The exercise. Find and copy each line of the records where the string "this" shows up.

Extracted data.
+ + + + + + +
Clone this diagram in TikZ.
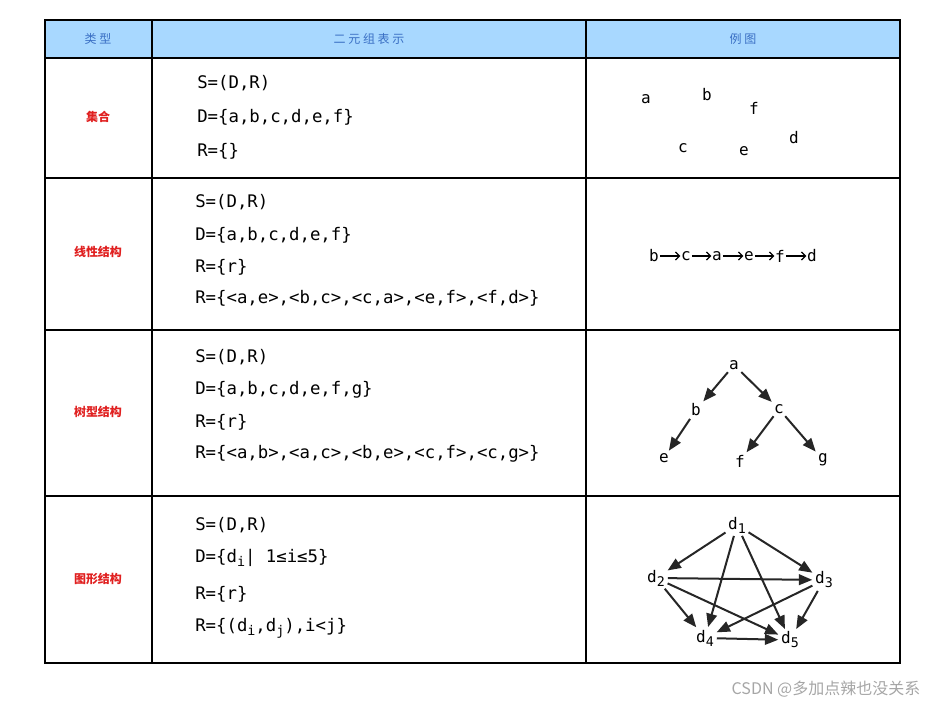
+ + + + + + +
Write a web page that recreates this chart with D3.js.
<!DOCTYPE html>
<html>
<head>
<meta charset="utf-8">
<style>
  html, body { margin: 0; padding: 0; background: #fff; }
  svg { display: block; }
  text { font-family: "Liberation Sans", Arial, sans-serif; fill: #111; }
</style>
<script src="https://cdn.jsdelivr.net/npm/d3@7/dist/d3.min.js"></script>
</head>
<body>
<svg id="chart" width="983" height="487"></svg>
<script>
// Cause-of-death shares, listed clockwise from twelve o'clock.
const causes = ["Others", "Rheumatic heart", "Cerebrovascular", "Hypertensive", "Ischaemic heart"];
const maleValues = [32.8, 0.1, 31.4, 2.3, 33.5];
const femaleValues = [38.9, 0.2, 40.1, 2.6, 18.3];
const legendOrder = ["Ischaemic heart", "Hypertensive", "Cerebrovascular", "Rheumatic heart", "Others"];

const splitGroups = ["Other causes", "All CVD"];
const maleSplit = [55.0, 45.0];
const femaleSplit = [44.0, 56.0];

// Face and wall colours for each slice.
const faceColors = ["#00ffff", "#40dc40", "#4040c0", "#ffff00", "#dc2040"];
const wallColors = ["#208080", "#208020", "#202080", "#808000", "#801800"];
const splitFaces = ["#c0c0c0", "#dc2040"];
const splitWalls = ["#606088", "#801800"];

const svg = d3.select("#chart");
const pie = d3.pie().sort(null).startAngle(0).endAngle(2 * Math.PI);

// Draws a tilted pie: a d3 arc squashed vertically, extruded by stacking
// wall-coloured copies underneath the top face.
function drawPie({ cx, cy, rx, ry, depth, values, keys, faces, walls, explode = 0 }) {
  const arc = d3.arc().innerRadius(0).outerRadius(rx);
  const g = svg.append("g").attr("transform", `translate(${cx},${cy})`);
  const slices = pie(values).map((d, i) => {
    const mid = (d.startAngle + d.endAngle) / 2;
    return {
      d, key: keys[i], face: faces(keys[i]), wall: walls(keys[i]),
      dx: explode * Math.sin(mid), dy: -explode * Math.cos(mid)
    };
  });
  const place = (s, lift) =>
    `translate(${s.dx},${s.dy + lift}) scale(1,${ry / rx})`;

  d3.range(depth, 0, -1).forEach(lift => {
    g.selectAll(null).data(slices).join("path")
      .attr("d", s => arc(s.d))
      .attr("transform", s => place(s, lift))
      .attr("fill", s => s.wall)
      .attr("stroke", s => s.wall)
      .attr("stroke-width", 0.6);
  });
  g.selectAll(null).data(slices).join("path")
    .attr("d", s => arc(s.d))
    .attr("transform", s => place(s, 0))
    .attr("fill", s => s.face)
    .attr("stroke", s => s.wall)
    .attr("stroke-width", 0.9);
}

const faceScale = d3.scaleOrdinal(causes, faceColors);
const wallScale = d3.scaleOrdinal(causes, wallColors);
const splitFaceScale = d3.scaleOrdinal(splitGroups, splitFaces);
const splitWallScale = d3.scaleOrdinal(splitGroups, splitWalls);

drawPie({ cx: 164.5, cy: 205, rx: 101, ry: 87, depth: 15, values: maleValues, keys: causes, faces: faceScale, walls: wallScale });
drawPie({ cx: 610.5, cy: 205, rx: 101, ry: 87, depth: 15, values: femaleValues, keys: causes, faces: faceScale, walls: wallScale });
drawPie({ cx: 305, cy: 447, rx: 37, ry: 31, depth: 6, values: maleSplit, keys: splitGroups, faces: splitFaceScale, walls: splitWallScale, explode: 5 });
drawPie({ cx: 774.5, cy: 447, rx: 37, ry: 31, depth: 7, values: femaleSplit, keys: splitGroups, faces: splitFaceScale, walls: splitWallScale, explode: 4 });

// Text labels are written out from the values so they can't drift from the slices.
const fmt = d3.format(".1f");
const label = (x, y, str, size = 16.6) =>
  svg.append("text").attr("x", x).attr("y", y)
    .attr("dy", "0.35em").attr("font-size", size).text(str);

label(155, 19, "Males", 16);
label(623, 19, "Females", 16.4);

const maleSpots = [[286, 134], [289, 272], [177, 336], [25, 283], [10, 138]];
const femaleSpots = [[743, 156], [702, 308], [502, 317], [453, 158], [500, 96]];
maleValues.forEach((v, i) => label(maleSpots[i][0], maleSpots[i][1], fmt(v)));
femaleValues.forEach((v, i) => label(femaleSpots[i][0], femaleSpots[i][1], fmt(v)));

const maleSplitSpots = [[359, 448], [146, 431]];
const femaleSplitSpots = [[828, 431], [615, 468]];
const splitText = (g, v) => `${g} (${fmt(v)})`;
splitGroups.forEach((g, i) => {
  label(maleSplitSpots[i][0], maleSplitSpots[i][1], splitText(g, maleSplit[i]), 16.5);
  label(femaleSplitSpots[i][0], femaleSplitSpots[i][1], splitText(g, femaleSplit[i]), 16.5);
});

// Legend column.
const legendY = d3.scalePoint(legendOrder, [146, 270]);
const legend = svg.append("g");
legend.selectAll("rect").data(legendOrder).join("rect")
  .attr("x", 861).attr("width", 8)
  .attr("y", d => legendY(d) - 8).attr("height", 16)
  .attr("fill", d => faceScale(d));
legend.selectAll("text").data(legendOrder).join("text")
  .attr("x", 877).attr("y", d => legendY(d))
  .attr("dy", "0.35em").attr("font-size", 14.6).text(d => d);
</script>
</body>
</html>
+ + + + + + +
Answer in full.
Clone this diagram in TikZ.
Write a web page that recreates this chart with D3.js.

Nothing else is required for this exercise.